begin
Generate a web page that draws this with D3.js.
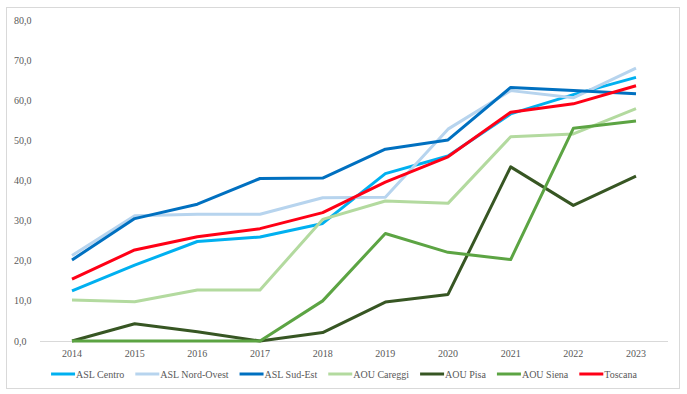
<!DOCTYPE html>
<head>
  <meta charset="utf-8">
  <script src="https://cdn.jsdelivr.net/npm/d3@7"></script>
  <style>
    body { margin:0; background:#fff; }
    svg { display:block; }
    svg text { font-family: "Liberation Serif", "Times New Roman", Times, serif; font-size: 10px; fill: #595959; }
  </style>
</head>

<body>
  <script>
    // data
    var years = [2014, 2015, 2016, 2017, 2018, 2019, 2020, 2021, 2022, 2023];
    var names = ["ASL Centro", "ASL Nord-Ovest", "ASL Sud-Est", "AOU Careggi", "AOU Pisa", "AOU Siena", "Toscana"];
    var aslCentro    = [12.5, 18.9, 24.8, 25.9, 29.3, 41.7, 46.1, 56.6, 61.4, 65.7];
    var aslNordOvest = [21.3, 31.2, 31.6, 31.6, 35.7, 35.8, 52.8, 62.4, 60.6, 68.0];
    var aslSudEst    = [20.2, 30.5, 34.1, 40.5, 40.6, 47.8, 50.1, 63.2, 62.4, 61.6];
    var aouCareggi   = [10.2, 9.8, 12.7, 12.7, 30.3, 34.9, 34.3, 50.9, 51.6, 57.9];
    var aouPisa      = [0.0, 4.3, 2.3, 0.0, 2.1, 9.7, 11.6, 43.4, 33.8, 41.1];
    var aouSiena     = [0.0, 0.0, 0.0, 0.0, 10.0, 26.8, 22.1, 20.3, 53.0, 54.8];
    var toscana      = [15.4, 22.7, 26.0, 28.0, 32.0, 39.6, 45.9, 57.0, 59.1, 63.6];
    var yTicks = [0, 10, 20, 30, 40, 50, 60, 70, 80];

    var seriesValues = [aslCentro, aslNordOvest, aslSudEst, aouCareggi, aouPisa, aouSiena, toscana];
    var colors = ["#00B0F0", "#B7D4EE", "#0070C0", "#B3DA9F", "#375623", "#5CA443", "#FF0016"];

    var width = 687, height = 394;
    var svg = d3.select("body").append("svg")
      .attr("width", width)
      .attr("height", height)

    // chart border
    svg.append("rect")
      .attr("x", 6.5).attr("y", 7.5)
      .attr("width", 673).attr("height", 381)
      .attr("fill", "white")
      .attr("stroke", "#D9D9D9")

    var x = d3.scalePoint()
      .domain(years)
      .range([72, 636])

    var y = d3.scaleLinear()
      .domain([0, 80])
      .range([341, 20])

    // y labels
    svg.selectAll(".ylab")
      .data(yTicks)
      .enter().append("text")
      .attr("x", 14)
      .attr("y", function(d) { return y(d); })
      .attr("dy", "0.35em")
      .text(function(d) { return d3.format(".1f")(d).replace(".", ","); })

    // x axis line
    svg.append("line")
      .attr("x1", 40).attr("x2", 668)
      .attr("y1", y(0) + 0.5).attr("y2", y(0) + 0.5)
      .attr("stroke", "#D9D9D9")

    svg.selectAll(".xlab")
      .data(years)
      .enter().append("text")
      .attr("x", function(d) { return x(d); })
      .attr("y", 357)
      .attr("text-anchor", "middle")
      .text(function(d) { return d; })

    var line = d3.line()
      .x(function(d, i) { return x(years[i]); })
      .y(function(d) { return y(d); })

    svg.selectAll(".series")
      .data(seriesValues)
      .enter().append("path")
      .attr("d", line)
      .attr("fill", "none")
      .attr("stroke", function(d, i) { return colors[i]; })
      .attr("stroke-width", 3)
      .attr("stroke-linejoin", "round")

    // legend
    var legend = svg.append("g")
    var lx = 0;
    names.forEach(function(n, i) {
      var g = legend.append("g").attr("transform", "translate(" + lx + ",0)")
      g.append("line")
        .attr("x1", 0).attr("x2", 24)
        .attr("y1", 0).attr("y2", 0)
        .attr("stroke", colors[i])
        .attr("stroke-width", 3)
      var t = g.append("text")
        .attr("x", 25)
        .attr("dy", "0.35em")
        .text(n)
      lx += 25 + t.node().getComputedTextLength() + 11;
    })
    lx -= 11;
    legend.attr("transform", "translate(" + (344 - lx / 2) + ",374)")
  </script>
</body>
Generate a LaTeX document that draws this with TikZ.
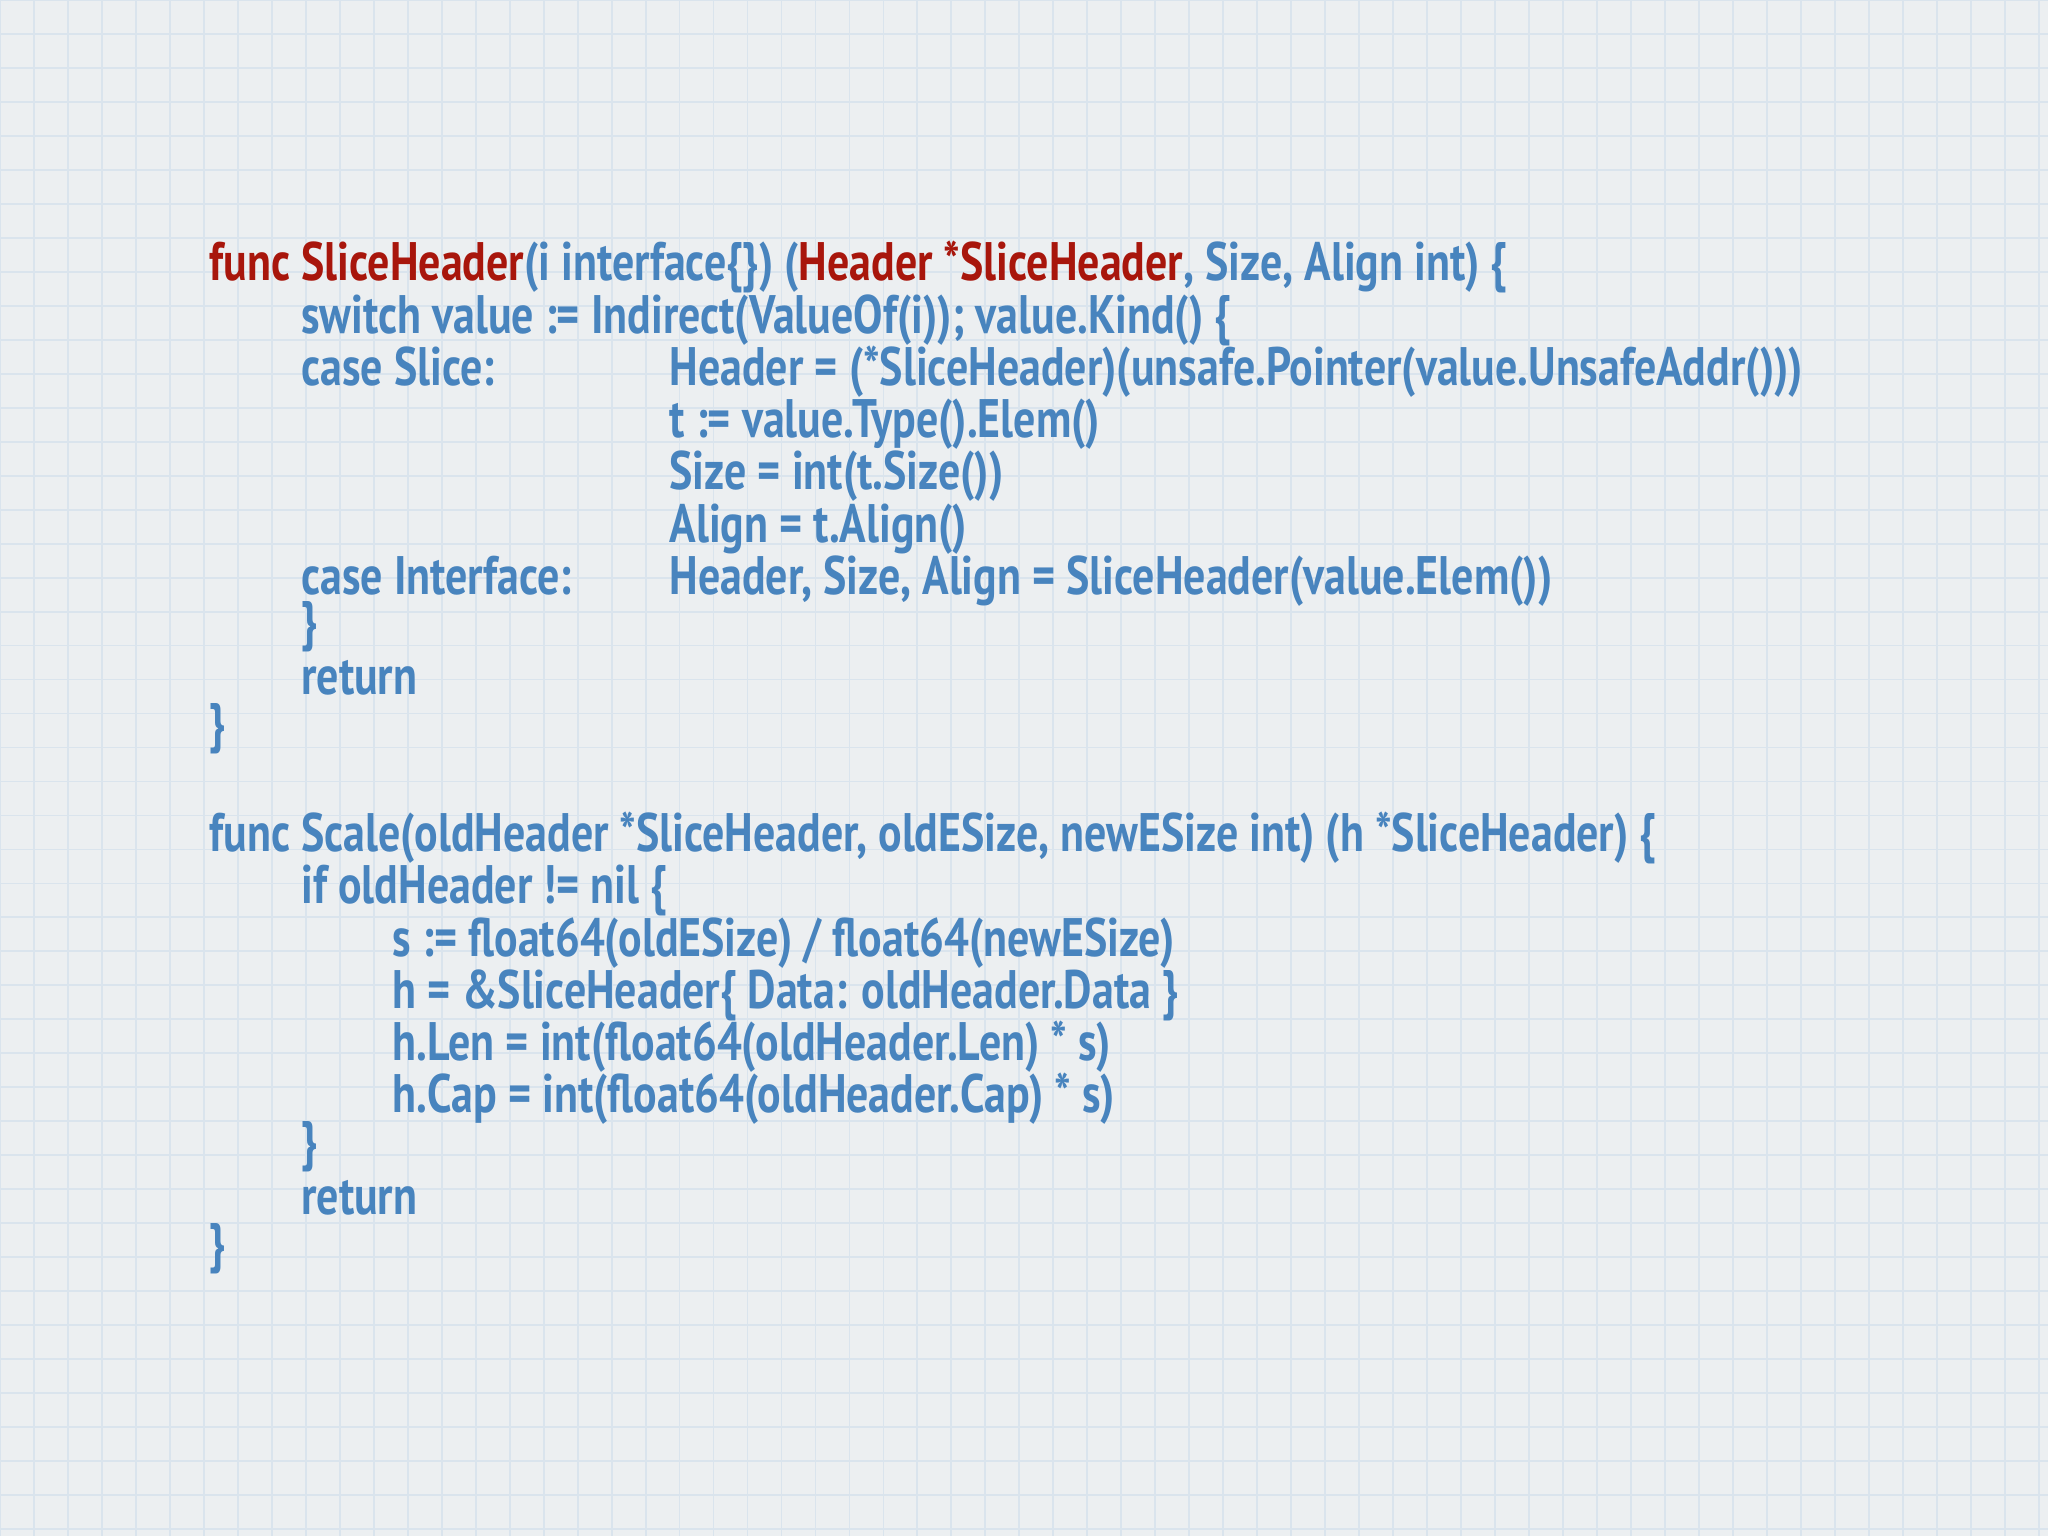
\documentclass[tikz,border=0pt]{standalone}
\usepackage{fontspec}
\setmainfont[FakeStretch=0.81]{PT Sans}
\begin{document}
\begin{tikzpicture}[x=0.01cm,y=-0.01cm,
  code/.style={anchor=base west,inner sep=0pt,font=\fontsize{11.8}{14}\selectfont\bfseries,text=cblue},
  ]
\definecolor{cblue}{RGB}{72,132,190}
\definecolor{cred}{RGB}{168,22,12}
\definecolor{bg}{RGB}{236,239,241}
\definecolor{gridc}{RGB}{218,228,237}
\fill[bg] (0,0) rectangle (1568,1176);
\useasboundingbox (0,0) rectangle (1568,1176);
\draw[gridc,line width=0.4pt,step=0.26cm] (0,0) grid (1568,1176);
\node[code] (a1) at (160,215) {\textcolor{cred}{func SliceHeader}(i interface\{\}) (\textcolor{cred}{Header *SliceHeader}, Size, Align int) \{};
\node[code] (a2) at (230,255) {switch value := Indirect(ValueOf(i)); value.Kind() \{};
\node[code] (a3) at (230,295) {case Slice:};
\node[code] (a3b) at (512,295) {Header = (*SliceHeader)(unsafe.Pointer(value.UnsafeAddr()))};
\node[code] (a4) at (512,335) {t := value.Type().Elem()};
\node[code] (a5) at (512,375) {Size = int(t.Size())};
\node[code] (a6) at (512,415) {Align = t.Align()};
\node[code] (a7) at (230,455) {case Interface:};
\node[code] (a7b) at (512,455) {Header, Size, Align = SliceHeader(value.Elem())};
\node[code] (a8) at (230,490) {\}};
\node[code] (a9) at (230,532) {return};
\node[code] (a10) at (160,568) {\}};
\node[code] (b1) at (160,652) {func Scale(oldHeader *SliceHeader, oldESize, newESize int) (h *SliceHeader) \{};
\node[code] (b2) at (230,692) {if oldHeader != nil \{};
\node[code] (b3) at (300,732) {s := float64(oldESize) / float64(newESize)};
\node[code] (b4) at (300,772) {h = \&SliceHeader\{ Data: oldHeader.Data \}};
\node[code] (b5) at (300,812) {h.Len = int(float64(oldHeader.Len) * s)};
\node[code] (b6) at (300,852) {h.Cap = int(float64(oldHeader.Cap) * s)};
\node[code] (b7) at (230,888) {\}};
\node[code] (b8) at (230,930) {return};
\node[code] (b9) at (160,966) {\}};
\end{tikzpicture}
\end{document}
end
Exercise directions:
Among the lines of the material, find those that hold the word "Generate" and copy them.

Worked solution:
Generate a web page that draws this with D3.js.
Generate a LaTeX document that draws this with TikZ.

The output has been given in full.